American composer and pianist (1932–2010)

Stanley Babin (1932–2010) was a composer and pianist.

==Life==
Babin was born in 1932 to Lydia and David Babin, a rabbi. He had four siblings. The family emigrated to Tel Aviv in 1933, where he studied music with Frank Pelleg and made his official debut at Museum Hall in 1945. The young prodigy became his family's chief breadwinner and Jerusalem and Tel Aviv acclaimed him with the post-war enthusiasm of the newborn nation.

Two years later, Babin came to New York City to become the youngest pupil of Artur Schnabel. From 1949 to 1953, he continued his studies in Philadelphia's all-scholarship Curtis Institute under the direction of Isabella Vengerova.

He began a major career under the management of Arthur Judson. After winning the first Concert Artists' Guild Award, he made his orchestral debut with Dimitri Mitropoulos and the New York Philharmonic and "reaped cheers" for his "exhilarating mastery" and "distinguished artistry" (New York Times). Soon followed a tour with the Pittsburgh Symphony performing the Brahms Piano Concerto No. 2. His solo recitals covered all the North American states as well as Canada and major European capitals. For his European orchestral debut with the Berlin Philharmonic, he played Beethoven's "Emperor" Concerto." Die Welt wrote of that performance, "Stanley Babin is a wizard of technique and a magician of sound."

As a composer, Babin presented the world premiere of his own Piano Concerto as soloist with the Israel Philharmonic under Zubin Mehta.

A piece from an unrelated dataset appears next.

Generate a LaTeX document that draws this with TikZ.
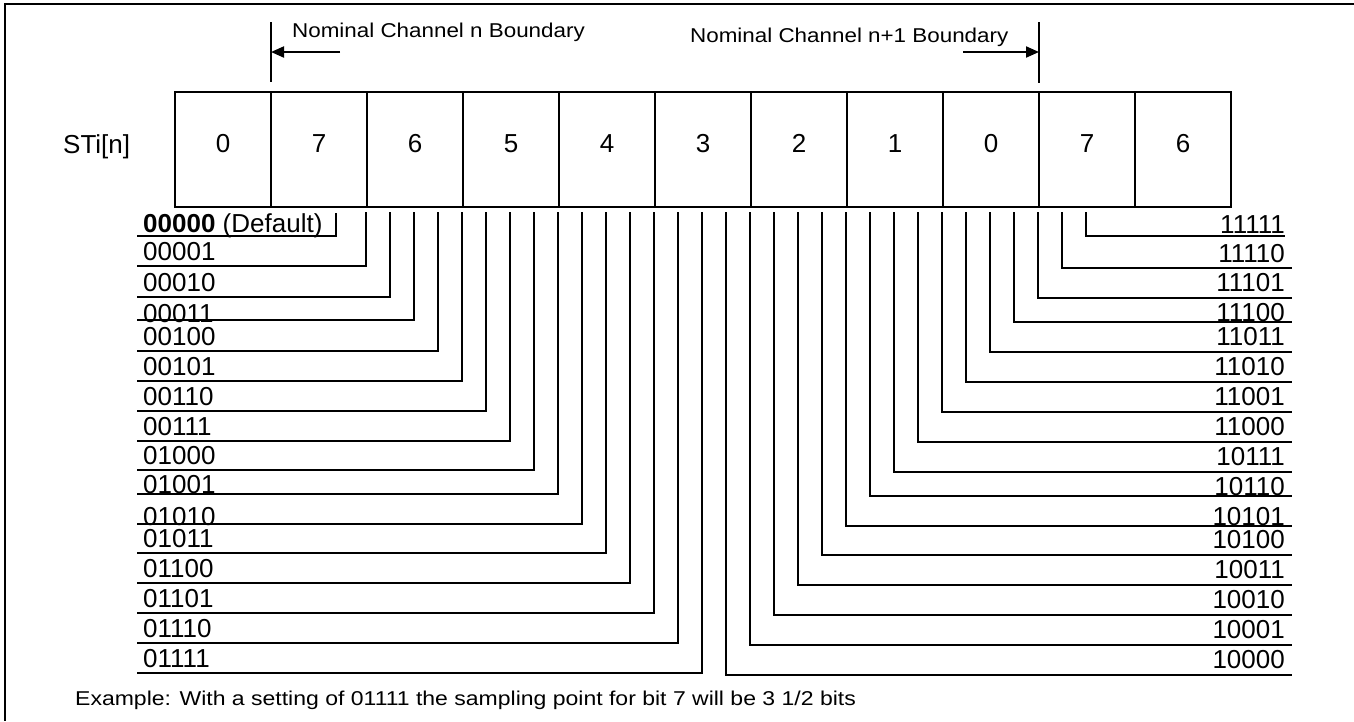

Babin's continuing studies of the Northwest Semitic languages, archeology of his desert childhood, and the Hebrew religious texts and cantillations have inspired such compositions as the "Eighth Psalm", "The Eternal Branch", and "Meditations on Job". His other works include a song cycle set to poetry by Emily Dickinson.

Stanley Babin died from lung cancer in May 2010.